The cryptocurrency trust-building journey so far has been undermined by high-profile hacks, frauds, and security breaches. When regulators ban cryptocurrency, its market is over for obvious reasons. But even if the cryptocurrency is compliant with regulations and offers appropriate cybersecurity, its value is still volatile. The volatility affects how merchants price their products or services.

Unfortunately, stablecoins do not solve this problem. Not only do they involve some trust in the underlying fiat currency (or currencies) to which the coin is “pegged,” merchants must also trust the coin provider to maintain their peg with sufficient backing. In other words, rather than being “trustless,” stablecoin solutions involve even more layers of trust than fiat currency.

Deflation

There are also macroeconomic reasons behind the low adoption rate of cryptocurrencies as a means for payment for goods and services.

Recent cryptocurrency markets have been increasing in value relative to other currencies, goods, and services. In economics, we call this deflation. Deflation reduces the incentive for people to transact. Rather than convert bitcoin to goods or services, people would rather hold on to it since they expect its price to rise even more in the future.

Therefore, in deflationary environments, economies also tend to have lower transactions, affecting the exchange of goods and services and economic growth. This is a problem that Japan has faced for decades, and it is also why economists typically prefer low but stable inflation to stimulate people to spend the dollars they are holding. It turns out the rising value of cryptocurrency that is hailed as a feature is actually a bug.

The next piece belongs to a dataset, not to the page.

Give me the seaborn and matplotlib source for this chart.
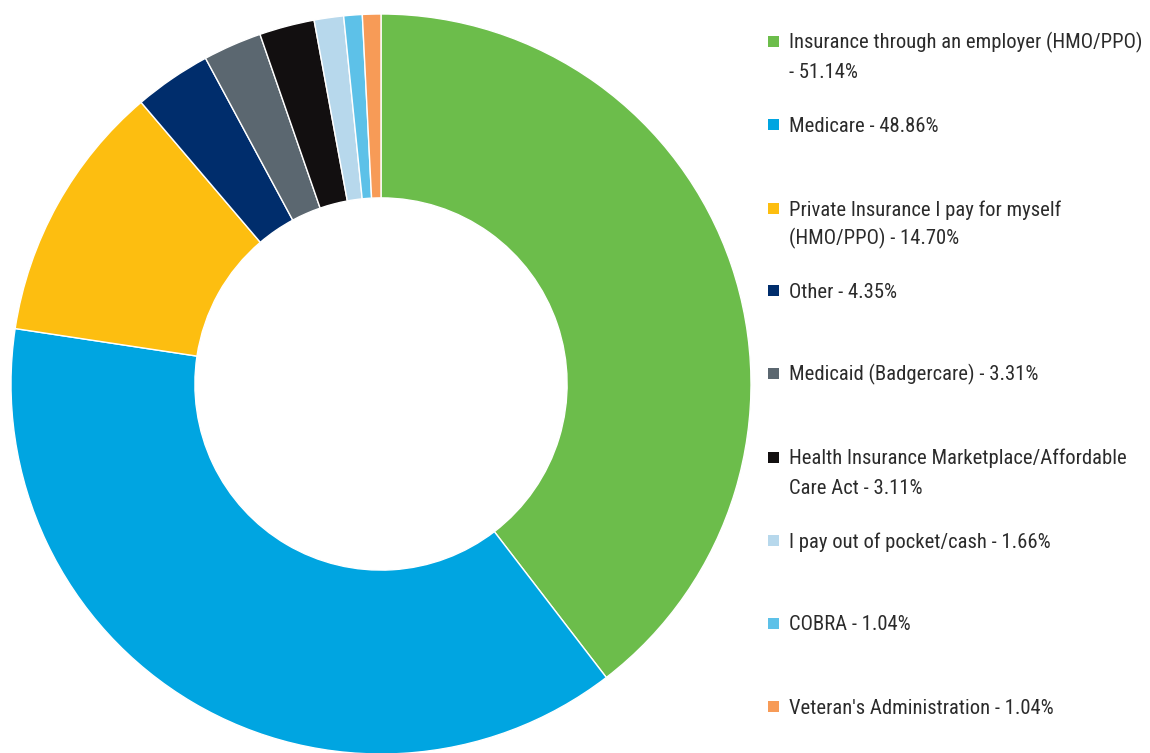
import matplotlib
matplotlib.use("Agg")
import matplotlib.pyplot as plt
import seaborn as sns
from matplotlib import font_manager
from matplotlib.patches import Rectangle

# data
labels = [
    "Insurance through an employer (HMO/PPO)\n- 51.14%",
    "Medicare - 48.86%",
    "Private Insurance I pay for myself\n(HMO/PPO) - 14.70%",
    "Other - 4.35%",
    "Medicaid (Badgercare) - 3.31%",
    "Health Insurance Marketplace/Affordable\nCare Act - 3.11%",
    "I pay out of pocket/cash - 1.66%",
    "COBRA - 1.04%",
    "Veteran's Administration - 1.04%",
]
values = [51.14, 48.86, 14.70, 4.35, 3.31, 3.11, 1.66, 1.04, 1.04]
colors = ["#6cbd4b", "#00a5e1", "#fdbe10", "#002d6c", "#5b6770",
          "#120f10", "#b7d8ec", "#5dc1e8", "#f79b57"]

sns.set_theme(style="white")

# pick a narrow face if one is there
names = {f.name for f in font_manager.fontManager.ttflist}
font = "Roboto"
fsize = 13.5
for cand in ["Roboto Condensed", "Liberation Sans Narrow"]:
    if cand in names:
        font, fsize = cand, 14.9
        break
plt.rcParams["font.family"] = [font, "DejaVu Sans"]

W, H = 1150, 753
fig = plt.figure(figsize=(W / 100, H / 100), dpi=100)

# donut
cx, cy, r = 381, 384, 370
ax = fig.add_axes([(cx - r) / W, (H - cy - r) / H, 2 * r / W, 2 * r / H])
ax.pie(values, colors=sns.color_palette(colors), startangle=90, counterclock=False,
       radius=1, wedgeprops=dict(width=0.497, edgecolor="white", linewidth=1))
ax.set_xlim(-1, 1)
ax.set_ylim(-1, 1)
ax.set_aspect("equal")
ax.axis("off")

# legend drawn by hand so the box sits on the first line
ys = [41, 124, 208, 290, 373, 457, 540, 623, 706]
for lab, col, y in zip(labels, colors, ys):
    fig.patches.append(Rectangle((768 / W, (H - y - 5.5) / H), 11 / W, 11 / H,
                                 transform=fig.transFigure, facecolor=col,
                                 edgecolor="none"))
    for i, line in enumerate(lab.split("\n")):
        fig.text(789 / W, (H - (y + 7.5 + 29 * i)) / H, line, fontsize=fsize,
                 color="#2b2b2b", va="baseline", ha="left")

fig.savefig("out.png", dpi=100, facecolor="white")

Markets using Cryptocurrency

But a caveat is that some merchants are willing to accept the volatility – those in the black market or countries that currently do not have their own currencies in the first place.

In a society where they do not have viable alternative options, merchants and consumers would be willing to use such alternative currencies. In fact, El Salvador – a country with a GDP per capita in 2020 of around US$ 3,800 compared to US$ 63,500 in the United States – has been accepting the US dollar as legal tender since 2001.

A lesson from economics that we should all remember is that just with any economic decision, we should evaluate the marginal benefit and marginal costs. The marginal cost for a country is the loss of control over one’s money supply, effectively eliminating monetary policy as a tool for affecting economic change.

The marginal benefit, for now, is a relatively slow, mostly single-factor authentication digital payment platform. So although the future is promising for decentralized finance and cryptocurrencies generally, its use as a currency for transactions is probably not viable.